Sin embargo, al avanzar nunca encontré una señal que indicara ni el desvio ni tampoco mencionara al Pueblo M, por lo que sin mediar aviso me encontré dentro de la Ciudad V (ahora reparo además que tampoco ví en este caso los típicos letreros de bienvenida a las ciudades). Para mi desgracia, la Ciudad V tiene cierta forma circular, lo que unido a su escasa o nula señalética, me llevó a recorrerla en buena parte de su extensión, creyendo que estaba rumbo a la conexión con la Autopista P. Resultado: cuando las sospechas eran evidentes, recurrimos (hablo en primera persona del plural porque viajaba con mi jefa, y ella era quien asumía a veces la función de navegante) al viejo truco de preguntarle a un lugareño. Treinta segundos después estaba rehaciendo el camino en sentido opuesto, quedando el lugareño con una segura expresión en su rostro: "¿Cómo se pudieron perder con lo fácil que es moverse en la Ciudad V?".
No me extenderé mucho más. Sólo indicar que en el Pueblo R tampoco eran esperables señales ("¡pero si en el Pueblo R todos nos conocemos y sabemos donde está todo!") y que varias horas más tarde, al regresar a la Ciudad V, volvimos a gozar de la circularidad de la ciudad, su falta de señales de orientación y, sobre todo, de la noche, la lluvia y las ganas de cenar.
¿Cuál es el sentido de toda esta historia? Pues que en los detalles está, en nuestro caso, la explicación de por qué fallamos en muchas cosas. Y en esta oportunidad, se me hizo evidente de que el tremendo potencial turístico de la Ciudad V y su territorio circundante se ve afectado por algo tan sencillo como la ausencia de señales en carreteras y dentro de la urbe que ayuden a los turistas a orientarse.
Invertimos grandes sumas en campañas de imagen país. Analizamos como desarrollar en diferentes grupos objetivos Chile como destino, en especial entre los grupos de alto estándar, turistas que están dispuestos a pagar por llegar a uno de los países más alejados de todo el mundo.
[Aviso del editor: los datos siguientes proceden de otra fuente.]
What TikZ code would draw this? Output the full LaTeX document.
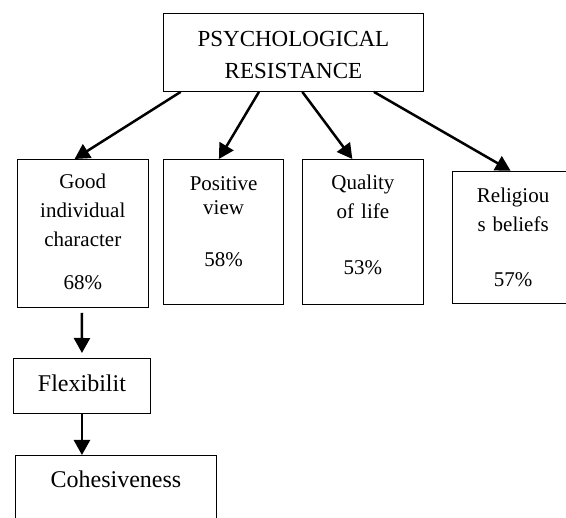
\documentclass[tikz,border=0pt]{standalone}
\usepackage{fontspec}
\setmainfont{Liberation Serif}
\usetikzlibrary{arrows.meta}

\tikzset{
  cell/.style={draw, line width=1.2pt, anchor=north west, align=center, inner sep=0pt},
  midfont/.style={font={\fontsize{21}{29}\selectfont}},
  arrow/.style={line width=2.5pt, -{Triangle[length=15pt,width=16pt]}}
}

\begin{document}
\begin{tikzpicture}[x=1pt,y=-1pt]
\useasboundingbox (0,0) rectangle (566,518);
\clip (0,0) rectangle (566,518);
\node (pr) [cell, text width=260.3pt, text height=32.7pt, text depth=44.7pt,
  font={\fontsize{23}{31.7}\selectfont}] at (162.7,13.3) {PSYCHOLOGICAL\\RESISTANCE};
\node (gic) [cell, midfont, text width=131pt, text height=29.3pt, text depth=118.4pt]
  at (16.7,159) {Good\\individual\\character\\[14pt]68\%};
\node (pv) [cell, midfont, text width=120pt, text height=31pt, text depth=114pt]
  at (163,159) {Positive\\[-5pt]view\\[23pt]58\%};
\node (ql) [cell, midfont, text width=121.3pt, text height=30.3pt, text depth=114.7pt]
  at (301.7,159) {Quality\\of life\\[26.7pt]53\%};
\node (rb) [cell, midfont, text width=121.6pt, text height=31pt, text depth=101.3pt]
  at (451.7,170.7) {Religiou\\s beliefs\\[26.7pt]57\%};
\node (flex) [cell, text width=137.3pt, text height=32.7pt, text depth=22pt,
  font={\fontsize{24}{29}\selectfont}] at (12.7,358) {Flexibilit};
\node (coh) [cell, text width=200.7pt, text height=32pt, text depth=60pt,
  font={\fontsize{24}{29}\selectfont}] at (15,455) {Cohesiveness};
\path[arrow]
([xshift=-112.8pt]pr.south) edge ([xshift=-8.2pt]gic.north)
([xshift=-34.5pt]pr.south) edge ([xshift=-4.7pt]pv.north)
([xshift=8.9pt]pr.south) edge ([xshift=-10.6pt]ql.north)
([xshift=80.5pt]pr.south) edge ([xshift=-2.5pt]rb.north)
([xshift=-0.8pt,yshift=-5pt]gic.south) edge ([yshift=5pt]flex.north)
(flex.south) edge (flex.south |- coh.north);
\end{tikzpicture}
\end{document}
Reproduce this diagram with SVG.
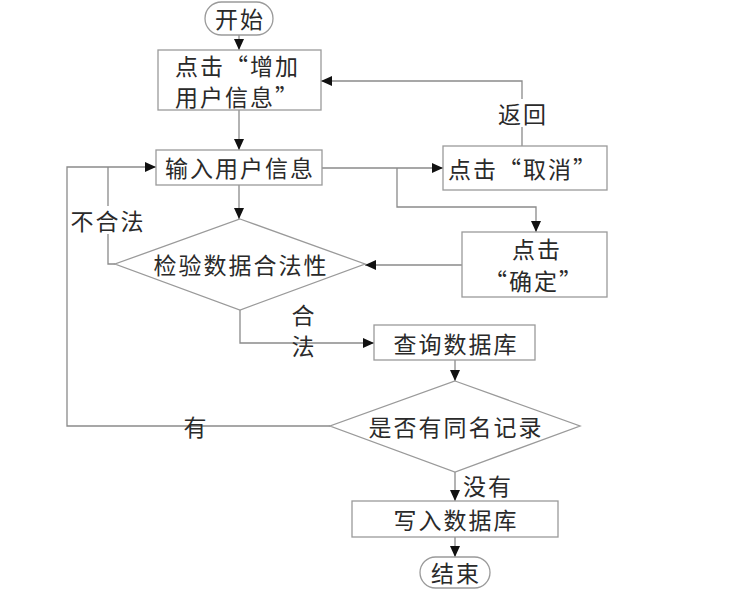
<svg xmlns="http://www.w3.org/2000/svg" width="732" height="598" viewBox="0 0 732 598">
<style>
.box{fill:#fff;stroke:#9a9a9a;stroke-width:1.3}
.ln{fill:none;stroke:#8a8a8a;stroke-width:1.3}
text{font-family:"Noto Sans CJK SC","Noto Sans CJK JP",sans-serif;font-size:23px;fill:#2a2a2a;letter-spacing:2px;dominant-baseline:central}
.c{text-anchor:middle}
.bg{fill:#fff;stroke:none}
</style>
<defs>
<marker id="ah" markerUnits="userSpaceOnUse" markerWidth="12" markerHeight="10" refX="11" refY="5" orient="auto">
<path d="M0,0 L11,5 L0,10 Z" fill="#111"/>
</marker>
</defs>
<rect width="732" height="598" fill="#fff"/>
<g id="connectors">
<line class="ln" x1="239" y1="35" x2="239" y2="50" marker-end="url(#ah)"/>
<line class="ln" x1="239" y1="110" x2="239" y2="150" marker-end="url(#ah)"/>
<line class="ln" x1="239" y1="185" x2="239" y2="219" marker-end="url(#ah)"/>
<polyline class="ln" points="322,168 443,168" marker-end="url(#ah)"/>
<polyline class="ln" points="397,168 397,207 536,207 536,232" marker-end="url(#ah)"/>
<polyline class="ln" points="522,146 522,81 321,81" marker-end="url(#ah)"/>
<polyline class="ln" points="462,265 365,265" marker-end="url(#ah)"/>
<polyline class="ln" points="115,264 108,264 108,167"/>
<polyline class="ln" points="330,426 67,426 67,167 156,167" marker-end="url(#ah)"/>
<polyline class="ln" points="240,310 240,343 374,343" marker-end="url(#ah)"/>
<line class="ln" x1="455" y1="360" x2="455" y2="381" marker-end="url(#ah)"/>
<line class="ln" x1="455" y1="472" x2="455" y2="501" marker-end="url(#ah)"/>
<line class="ln" x1="455" y1="537" x2="455" y2="557" marker-end="url(#ah)"/>
<rect class="bg" x="496" y="99" width="52" height="28"/>
<text class="c" x="523" y="113">返回</text>
<rect class="bg" x="68" y="206" width="80" height="28"/>
<text class="c" x="108" y="220">不合法</text>
<text class="c" x="304" y="314">合</text>
<text class="c" x="304" y="345">法</text>
<text class="c" x="196" y="426">有</text>
<text x="463" y="485">没有</text>
</g>
<g id="start">
<rect class="box" x="205" y="2" width="68" height="33" rx="16.5"/>
<text class="c" x="240" y="18">开始</text>
</g>
<g id="add">
<rect class="box" x="158" y="50" width="163" height="60"/>
<text x="175" y="65">点击“增加</text>
<text x="175" y="96">用户信息”</text>
</g>
<g id="input">
<rect class="box" x="156" y="150" width="166" height="35"/>
<text class="c" x="240" y="167">输入用户信息</text>
</g>
<g id="cancel">
<rect class="box" x="443" y="146" width="164" height="44"/>
<text x="448" y="168">点击“取消”</text>
</g>
<g id="confirm">
<rect class="box" x="462" y="232" width="145" height="65"/>
<text class="c" x="537" y="248">点击</text>
<text class="c" x="534" y="280">“确定”</text>
</g>
<g id="validate">
<polygon class="box" points="240,219 365,264 240,310 115,264"/>
<text class="c" x="241" y="264">检验数据合法性</text>
</g>
<g id="query">
<rect class="box" x="374" y="325" width="161" height="35"/>
<text class="c" x="456" y="343">查询数据库</text>
</g>
<g id="dup">
<polygon class="box" points="455,381 580,426 455,472 330,426"/>
<text class="c" x="456" y="426">是否有同名记录</text>
</g>
<g id="write">
<rect class="box" x="352" y="501" width="206" height="36"/>
<text class="c" x="456" y="519">写入数据库</text>
</g>
<g id="end">
<rect class="box" x="420" y="557" width="70" height="31" rx="15.5"/>
<text class="c" x="456" y="572">结束</text>
</g>
</svg>
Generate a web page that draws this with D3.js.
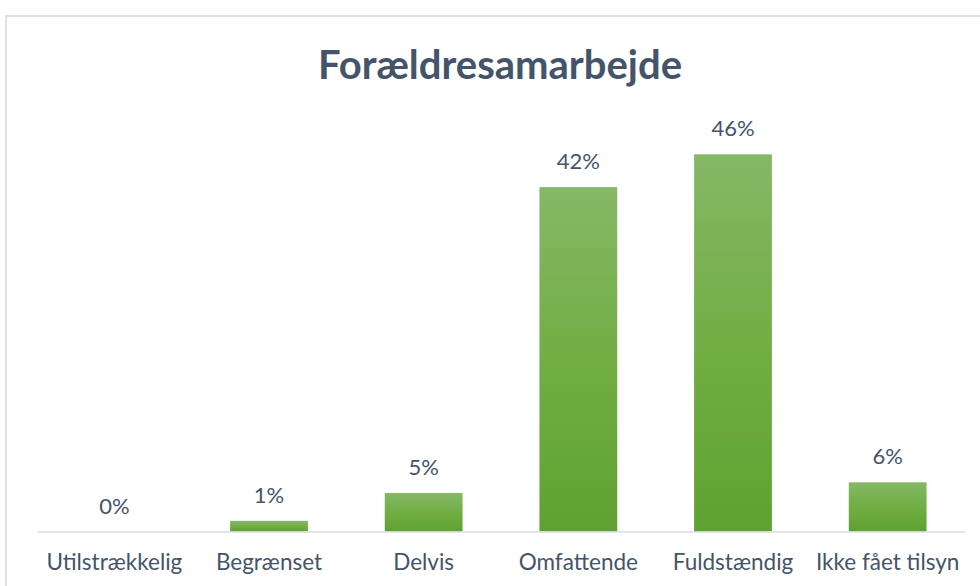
<!DOCTYPE html>
<html>
<head>
<meta charset="utf-8">
<script src="https://cdn.jsdelivr.net/npm/d3@7"></script>
<style>
  html, body { margin: 0; padding: 0; background: #ffffff; }
  svg { display: block; }
</style>
</head>
<body>
<svg id="chart" width="980" height="586"></svg>
<script>
// ---- data ----
const title = "Forældresamarbejde";
const categories = ["Utilstrækkelig", "Begrænset", "Delvis", "Omfattende", "Fuldstændig", "Ikke fået tilsyn"];
const values = [0, 1.3, 4.7, 42, 46, 6];       // percent
const valueLabels = ["0%", "1%", "5%", "42%", "46%", "6%"];
const yDomain = [0, 50];

// ---- layout ----
const W = 980, H = 586;
const plot = { left: 37, right: 965, top: 121.5, bottom: 531.5 };
const textColor = "#44546A";
const fontFamily = "Lato, 'Open Sans', 'Noto Sans', sans-serif";

const svg = d3.select("#chart");

const defs = svg.append("defs");
const grad = defs.append("linearGradient")
  .attr("id", "barGrad").attr("x1", 0).attr("y1", 0).attr("x2", 0).attr("y2", 1);
grad.append("stop").attr("offset", "0%").attr("stop-color", "#86b866");
grad.append("stop").attr("offset", "50%").attr("stop-color", "#71ae44");
grad.append("stop").attr("offset", "100%").attr("stop-color", "#5fa231");

// chart border (extends past right and bottom edges)
svg.append("rect")
  .attr("x", 6).attr("y", 16)
  .attr("width", W + 20).attr("height", H + 20)
  .attr("fill", "#ffffff")
  .attr("stroke", "#dde1e6").attr("stroke-width", 2);

// title
svg.append("text")
  .attr("x", 500).attr("y", 78.5)
  .attr("text-anchor", "middle")
  .attr("font-family", fontFamily)
  .attr("font-weight", 700)
  .attr("font-size", 40)
  .attr("fill", textColor)
  .text(title);

const x = d3.scaleBand().domain(categories).range([plot.left, plot.right]).paddingInner(0.497).paddingOuter(0.2485);
const y = d3.scaleLinear().domain(yDomain).range([plot.bottom, plot.top]);

// bars
svg.append("g").selectAll("rect")
  .data(categories)
  .join("rect")
  .attr("x", d => x(d))
  .attr("width", x.bandwidth())
  .attr("y", (d, i) => y(values[i]))
  .attr("height", (d, i) => y(0) - y(values[i]))
  .attr("fill", "url(#barGrad)")
  .attr("stroke", "none");

// x axis
const xAxis = svg.append("g")
  .attr("transform", `translate(0,${plot.bottom})`)
  .call(d3.axisBottom(x).tickSize(0).tickPadding(0).tickSizeOuter(0));
xAxis.select(".domain").attr("stroke", "#d9dde3").attr("stroke-width", 1.5);
xAxis.selectAll(".tick text")
  .attr("y", 38.5).attr("dy", 0)
  .attr("font-family", fontFamily)
  .attr("font-size", 22.5)
  .attr("fill", textColor);

// value labels
svg.append("g").selectAll("text")
  .data(categories)
  .join("text")
  .attr("x", d => x(d) + x.bandwidth() / 2)
  .attr("y", (d, i) => y(values[i]) - 18)
  .attr("text-anchor", "middle")
  .attr("font-family", fontFamily)
  .attr("font-size", 22)
  .attr("fill", textColor)
  .text((d, i) => valueLabels[i]);
</script>
</body>
</html>
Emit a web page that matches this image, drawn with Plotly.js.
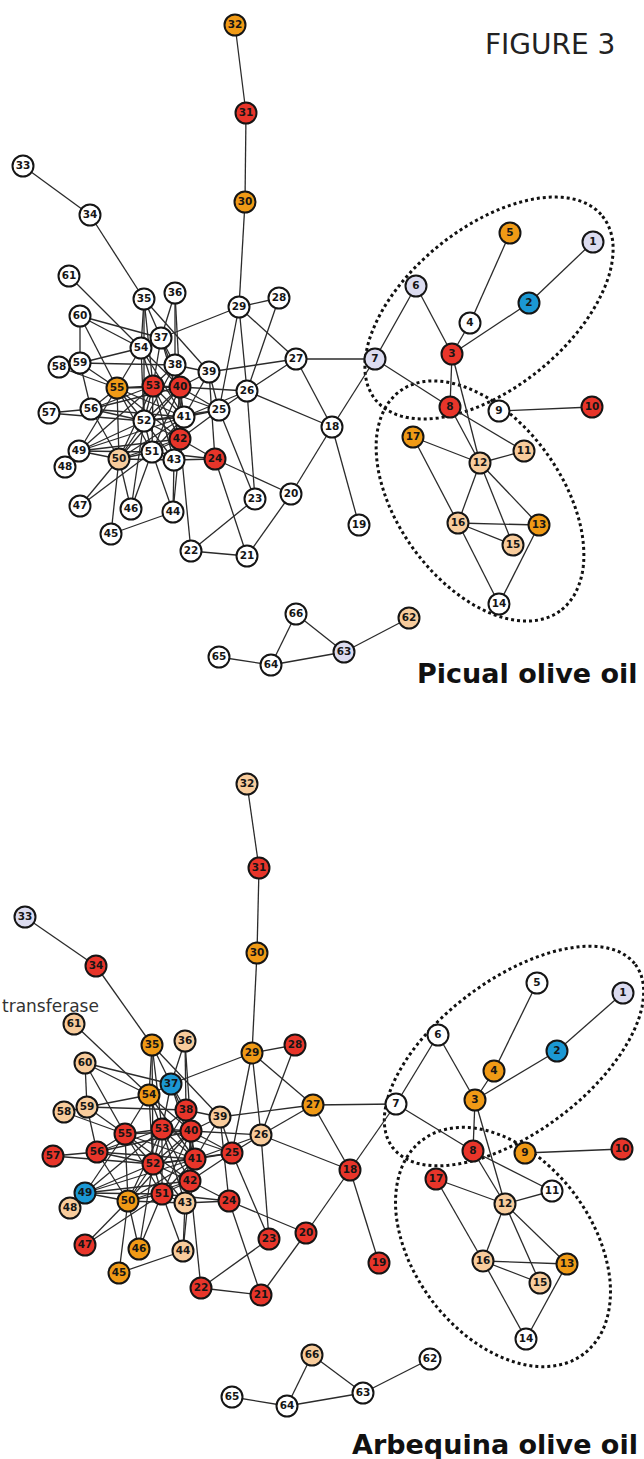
<!DOCTYPE html>
<html>
<head>
<meta charset="utf-8">
<script src="https://cdn.plot.ly/plotly-3.0.1.min.js"></script>
<style>html,body{margin:0;padding:0;background:#fff;}#chart{width:644px;height:1459px;}</style>
</head>
<body>
<div id="chart"></div>
<script>
// ---- node labels ----
const nodeIds = [1,2,3,4,5,6,7,8,9,10,11,12,13,14,15,16,17,18,19,20,21,22,23,24,25,26,27,28,29,30,31,32,33,34,35,36,37,38,39,40,41,42,43,44,45,46,47,48,49,50,51,52,53,54,55,56,57,58,59,60,61,62,63,64,65,66];

// ---- Picual network layout (pixel positions) ----
const picualX = [593,529,452,470,510,416,375,450,499,592, 524,480,539,499,513,458,413,332,359,291, 247,191,255,215,219,247,296,279,239,245, 246,235,23,90,144,175,161,175,209,180, 184,180,174,173,111,131,80,65,79,119, 152,144,153,141,117,91,49,59,80,80, 69,409,344,271,219,296];
const picualY = [242,303,354,323,233,286,359,407,411,407, 451,463,525,604,545,523,437,427,525,494, 556,551,499,459,410,391,359,298,307,202, 113,25,166,215,299,293,338,365,372,387, 417,439,460,512,534,509,506,467,451,459, 452,421,386,348,388,409,413,367,363,316, 276,618,652,665,657,614];
const picualClass = ["L","B","R","W","O","L","L","R","W","R", "T","T","O","W","T","T","O","W","W","W", "W","W","W","R","W","W","W","W","W","O", "R","O","W","W","W","W","W","W","W","R", "W","R","W","W","W","W","W","W","W","T", "W","W","R","W","O","W","W","W","W","W", "W","T","L","W","W","W"];

// ---- Arbequina network layout ----
const arbequinaX = [623,557,475,494,537,438,396,473,525,622, 552,505,567,526,540,483,436,350,379,306, 261,201,269,229,232,261,313,295,252,257, 259,247,25,96,152,185,171,186,220,191, 195,190,185,183,119,139,85,70,85,128, 162,153,162,149,125,97,53,64,87,85, 74,430,363,287,232,312];
const arbequinaY = [993,1051,1100,1071,983,1035,1104,1151,1153,1149, 1191,1204,1264,1339,1283,1261,1179,1170,1263,1233, 1295,1288,1239,1201,1153,1135,1105,1045,1053,953, 868,784,917,966,1045,1041,1084,1110,1117,1131, 1159,1181,1203,1251,1273,1249,1245,1208,1193,1201, 1194,1164,1129,1095,1134,1152,1156,1112,1107,1063, 1024,1359,1393,1406,1397,1355];
const arbequinaClass = ["L","B","O","O","W","W","W","R","O","R", "W","T","O","W","T","T","R","R","R","R", "R","R","R","R","R","T","O","R","O","O", "R","T","L","R","O","T","B","R","T","R", "R","R","T","T","O","O","R","T","B","O", "R","R","R","O","R","R","R","T","T","T", "T","W","W","W","W","T"];

// ---- edges (shared topology) ----
const edgeFrom = [1,2,4,5,6,6,7,7,7,3,3,8,8,9,11,12,12,12,12,13,15,16,13,16,17,18,18,18,18,
  62,63,63,64,64, 32,31,30,33,34,
  29,29,29,29,29,28,27,27,26,26,26,26,25,25,25,25,23,24,24,24,24,24,22,22,22,21,39,
  61,60,60,60,60,59,59,59,59,59,58,57,57,56,56,56,56,49,49,49,49,49,49,49,49,47,47,46,46,46,45,45,44,44,44,
  35,35,35,35,35,36,36,36,
  37,37,37,37,37,54,54,54,54,38,38,38,38,39,39,39,55,55,55,55,55,55,55,53,53,53,53,53,53,53,
  40,40,40,40,40,52,52,52,52,52,41,41,41,41,42,42,42,51,51,50,56,56,50,54,53,52];
const edgeTo = [2,3,3,4,3,7,8,18,27,8,12,12,11,10,12,17,16,15,13,16,16,14,14,17,17,19,20,27,26,
  63,64,66,66,65, 31,30,29,34,35,
  28,37,27,26,25,26,26,39,40,25,41,23,39,41,40,42,25,20,21,42,43,51,21,23,42,20,24,
  54,59,54,55,37,58,54,38,55,56,55,56,52,55,52,41,50,48,55,52,53,41,50,51,42,50,51,50,51,52,50,44,43,51,42,
  54,37,53,52,39,37,38,40,
  38,40,54,53,41,53,52,40,55,53,40,41,52,40,41,38,53,52,41,40,50,51,42,40,52,41,42,51,50,43,
  41,52,42,51,43,41,42,51,50,43,42,51,43,50,51,43,50,50,43,43,53,40,40,41,25,25];

// ---- highlighted module outlines (centre, semi-axes, tilt in degrees) ----
const moduleCx = [489,480,514,503];
const moduleCy = [308,501,1056,1247];
const moduleA = [146,136,152,134];
const moduleB = [80,82,76,89];
const moduleTilt = [-39,54,-37,53];

const palette = {W:"#ffffff", R:"#e8352a", O:"#f09a16", T:"#f8cc9c", B:"#1b98d4", L:"#dcdcf0"};

function edgeTrace(X, Y) {
  const ex = [], ey = [];
  for (let i = 0; i < edgeFrom.length; i++) {
    const a = edgeFrom[i]-1, b = edgeTo[i]-1;
    ex.push(X[a], X[b], null);
    ey.push(Y[a], Y[b], null);
  }
  return {x: ex, y: ey, mode: "lines", type: "scatter", hoverinfo: "skip",
          line: {color: "#2b2b2b", width: 1.3}, cliponaxis: false, showlegend: false};
}
function nodeTrace(X, Y, C) {
  return {x: X, y: Y, mode: "markers+text", type: "scatter", text: nodeIds.map(String),
          textposition: "middle center", cliponaxis: false, showlegend: false,
          textfont: {family: "DejaVu Sans", size: 10.5, color: "#151515", weight: "bold"},
          marker: {size: 21, color: C.map(c => palette[c]), line: {color: "#151515", width: 2}}};
}
function ellipsePath(i) {
  const t = moduleTilt[i]*Math.PI/180, ct = Math.cos(t), st = Math.sin(t);
  let d = "";
  for (let k = 0; k <= 120; k++) {
    const p = 2*Math.PI*k/120;
    const u = moduleA[i]*Math.cos(p), v = moduleB[i]*Math.sin(p);
    const x = moduleCx[i] + u*ct - v*st;
    const y = moduleCy[i] + u*st + v*ct;
    d += (k === 0 ? "M" : "L") + x.toFixed(1) + "," + y.toFixed(1);
  }
  return d + "Z";
}

const shapes = moduleCx.map((_, i) => ({type: "path", xref: "x", yref: "y", path: ellipsePath(i),
  line: {color: "#111", width: 3, dash: "3px,3px"}, layer: "below"}));

const data = [
  edgeTrace(picualX, picualY),
  edgeTrace(arbequinaX, arbequinaY),
  nodeTrace(picualX, picualY, picualClass),
  nodeTrace(arbequinaX, arbequinaY, arbequinaClass)
];

const layout = {
  width: 644, height: 1459, margin: {l:0, r:0, t:0, b:0},
  paper_bgcolor: "#fff", plot_bgcolor: "#fff", showlegend: false,
  xaxis: {range: [0,644], visible: false, fixedrange: true},
  yaxis: {range: [1459,0], visible: false, fixedrange: true},
  shapes: shapes,
  annotations: [
    {x: 550, y: 44, xref: "x", yref: "y", text: "FIGURE 3", showarrow: false,
     font: {family: "DejaVu Sans", size: 28, color: "#222"}},
    {x: 640, y: 673, xref: "x", yref: "y", xanchor: "right", text: "<b>Picual olive oil</b>", showarrow: false,
     font: {family: "DejaVu Sans", size: 27, color: "#111"}},
    {x: 640, y: 1444, xref: "x", yref: "y", xanchor: "right", text: "<b>Arbequina olive oil</b>", showarrow: false,
     font: {family: "DejaVu Sans", size: 27, color: "#111"}},
    {x: 101, y: 1006, xref: "x", yref: "y", xanchor: "right", text: "transferase", showarrow: false,
     font: {family: "DejaVu Sans", size: 17, color: "#333"}}
  ]
};

Plotly.newPlot("chart", data, layout, {staticPlot: true, displayModeBar: false});
</script>
</body>
</html>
Nos abrimos al mundo a punta de tratados bilaterales, trilaterales y multilaterales, y mostramos con cierto y contradictorio chovinismo nuestro logro: somos el país que tiene más tratados de libre comercio en el mundo. Y, por cierto, marcamos en forma permanente nuestras diferencias con nuestros vecinos: "no somos como ellos, por favor tengan presente el dato".
Pero si un canadiense saliera hoy del aeropuerto de Ciudad V manejando un vehículo de arriendo, le sería imposible llegar al Pueblo R. Toda nuestra apertura al mundo, toda nuestra estrategia turística colapsaría bajo un simple detalle: ninguno letrero caminero lo orientaría. Y asumiendo que nuestro amigo canadiense no hablara castellano, la posibilidad de recurrir al truco del lugareño queda excluida en forma inmediata (asumiendo también que la probabilidades de que el lugareño hable inglés son aún más remotas). Para su mayor desgracia, la empresa de arriendo de vehículos tampoco le habría proporcionado mapas carreteros, ni hubiera podido comprarlos en el aeropuerto de Ciudad V.
He tenido la fortuna de viajar mucho y por muy diversos lugares desde que pequeño, pero pocas veces me he sentido más desorientado que en Ciudad V o viajando entre su aeropuerto y el Pueblo R. Afortunamente no padezco de cretinismo topográfico, severo mal que afecta a muchas personas -algunas de gran inteligencia en otros ámbitos- que enfrentadas a los puntos cardinales parecen párvulos. Por eso, en general -y estos días no fueron una excepción- salgo bien parado de estos ejercicios de turismo aventura, pero no puedo dejar de reparar en lo ya dicho: la estrategia nos falla en los detalles.
Si, los benditos y simples detalles. Como en el caso del ciclista chileno que hace unos días en Beijing se arrancó del pelotón: más de tres horas de escapada, acaparando las pantallas del mundo entero, pero que abandonó poco después de ser absorbido por el grupo y no llegó a la meta, exhausto por una estrategia equivocada. O como en Si vas para Chile, donde las orientaciones dadas al amigo (a ese que se lo quiere cuando es forastero) son el nombre del pueblo, los cerros, el cielo y un estero. Estoy seguro que el forastero nunca llegó a entregarle a la amada el mensaje del amado: se debe haber perdido en el camino. Chile, all ways surprising!